If the goal is, as it should be, to avoid piecemeal litigation, it only makes sense to conclude that the association is responsible for enforcing any claims affecting the common areas. But the condominium trustees have no opportunity to inspect the property or to secure express warranties at the time of the purchase. The trustees play a supporting role and, more accurately, a passive role, in the construction and sale process. The association is out of the construction picture entirely, but it has the statutory responsibility to maintain the common areas and litigate claims related to them.
This argues strongly for our conclusion that there must be an implied warranty in the condominium setting, and the warranty, as it applies to common areas, should run to the association.
The arguments against a warranty for unit owners and buyers of detached single-family homes do not apply at all to a condominium association. So even if the court rejects the warranty for individual owners of condominium units and single-family homes, it could still find that a warranty exists for community associations.
Given the court’s demonstrated interest in tackling this issue, we expect the SJC decision will establish an implied warranty of some kind. The interesting questions will be the warranty’s scope and its duration.
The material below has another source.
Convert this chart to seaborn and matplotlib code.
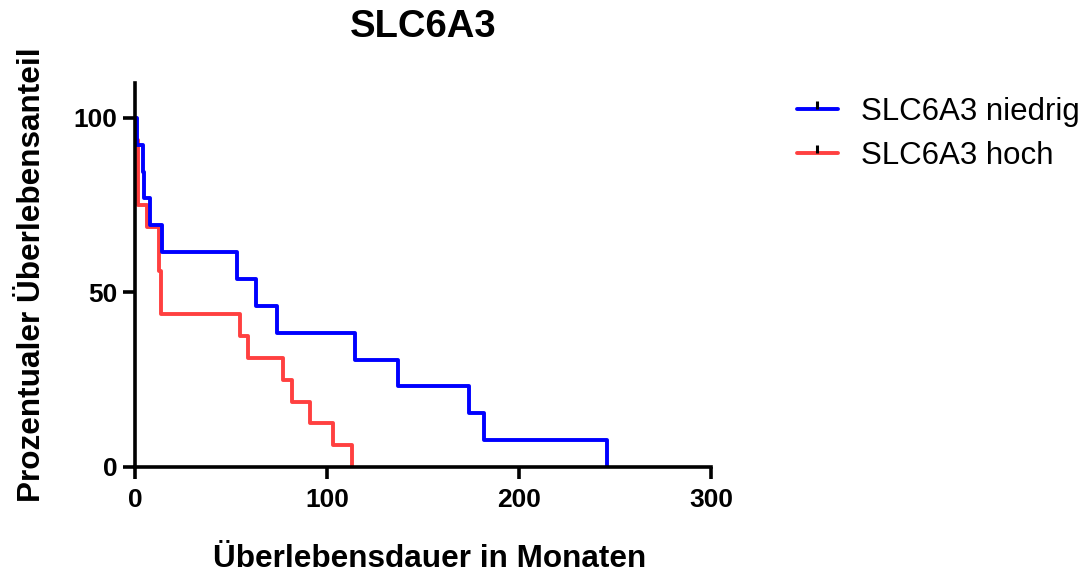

Will it extend to condominiums as well as single-family, detached homes? Will the warranty in a condominium setting run to the association in addition to, or instead of, unit owners? And, crucially, will it apply to subsequent purchasers or to the original purchasers only?
The SJC will hear arguments on these and related questions this month; we should have the court’s answers, and possibly some new questions, long before it is time to celebrate another new year.